The stories that garnered the most interest over the weekend had a common theme: underqualified people loudly pushing their views on others! Below are some responses from Crikey members to the frustration of festival audience questions, and the unravelling of One Nation. 

No, the irony of running a comments section on the worth of live audience Q&As is not lost on us. 

 

On killing the audience Q&A

Sally Goldner writes: As someone who is both a speaker and a facilitator on different occasions, I appreciated the article and the varied comments. I would add one more re how the question is asked.

If people genuinely don’t understand something, the only way to move to understanding is ask. Therefore, as facilitator, I will encourage people to ask questions from that perspective, and ask them respectfully rather than belligerently.

This happened when as a speaker, I (a trans woman) was on a panel on trans issues. An audience member asked — respectfully — about trans people and toilets. Yes, as a trans person I find this topic annoying and the issue is without foundation. But the respectful asking did give us a chance to put a firm rebuttal on the record (and as the panel was being recorded, on the record for all time).

A good facilitator will prepare well, have empathy for what messages the panelists want to convey, and the panel discussion itself will achieve that. It will then follow naturally that the Q&A can achieve it as well.

John Filewood writes: Thank you for this discussion. It is not an easy one to solve for everyone’s proclivities. Everything said in the article is true to some degree. I love Marieke Hardy’s expressions.

My difficulty with the ABC Q&A program is the banal, ill-informed, racist or misogynistic comments made through the Twitter feed with no responsibility (in many cases) possible for the writer of the comment.

Sharman Grant writes: Three years ago I was at a session with Elizabeth Harrower as the guest. An “intellectual” in the audience asked the poor author a question that took about five minutes to ask and said the word “interiority” about three times. The poor woman could not understand the question and neither could anyone else. Why do the organisers do this?

Michael Buky writes: I could not disagree more. The few Q&As I listen to on RN usually provide a left-field angle to the topic/guest that are most enlightening. Hey, you’re in the media spotlight, however dim it may be — if you are unable to adlib or extemporise an interesting or entertaining response, perhaps you should consider submitting to a newspaper interview. With the live interviewer/presenter limited and focused tightly, frankly, I wouldn’t mind Q&As extended.

Chilla Bulbeck writes: It was so good to find out that intelligent people who run and participate in writers’ festivals agree with me — most questions hurl an uplifted audience down into the doldrums. Privileged upbringings are capable of producing the same “what I have to say is fascinating and original” approach of so many who offer their opinions.

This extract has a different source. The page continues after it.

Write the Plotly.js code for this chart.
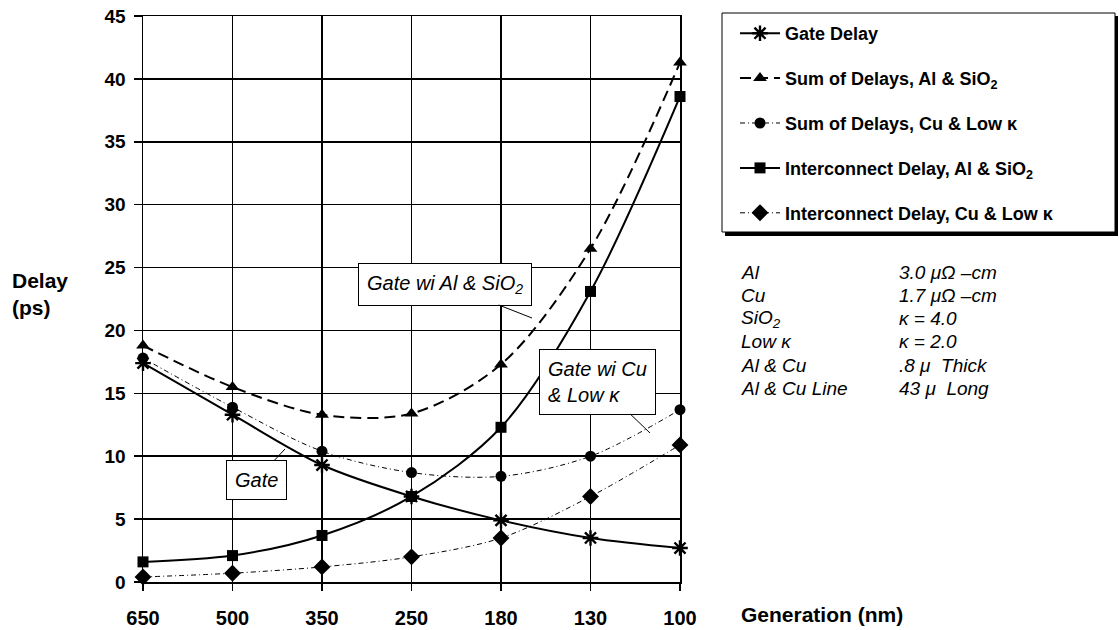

Maybe Benjamin Law’s idea of seeking input from non-white members of the audience can be widened and used on every occasion. “If you are part of a minority in either society at large or this audience in particular, we want to hear from you first.”

In fact, questions from people with experiences other than my own are often enlightening, although not always. 

 

On One Nation

Martin Butterfield writes:  The article about One Nation was interesting. However IMHO it, like a similar analysis by the ABC — catalysed by Burston spitting the dummy — seems to attach too little weight to one aspect of One Nation: the astonishing ability of Hanson to attract senior advisers with extremely abnormal attitudes. 

In the first go ’round that was David Oldfield while now it is James “who shot the speaker” Ashby. Far be it from me to say that Hanson is not an egotistical fruit loop but with those two pulling her strings her own abilities to pick losers will get magnified. Any analysis of One Nation that doesn’t give those people their due credit is flawed.

Desmond Graham writes: The shrinking middle class and the disenfranchised are looking for an alternative — but the alternative must have a modicum of brains combined, as Bernard says, with a policy agenda. Also the alternative cannot have an individual’s name [Hanson, Palmer] but an aspirational name. Something like Communism, Labor, Liberal, Republican, Democrat etc. The leader, as previously mentioned, must have a combination of brains and street smarts combined. The present parties have no noticeable differences in policies and are just replicating themselves for office holders without community input.

Stephen Alomes writes: It would be good if more journos and political scientists appreciated the characteristics of populism. Populist movements are “expressive” not “instrumental”; they know the things they are unhappy with (and not just race/immigration, a false swipe much of the time), but have no clear ideas re policy solutions.

Unfortunately, the charismatic leader, who is the saviour, holding them together, is flawed. And then there are the problems of incompetence, corruption, personalities and then defections in these unstructured parties and movements. See the ON/PHON history and European populist groupings.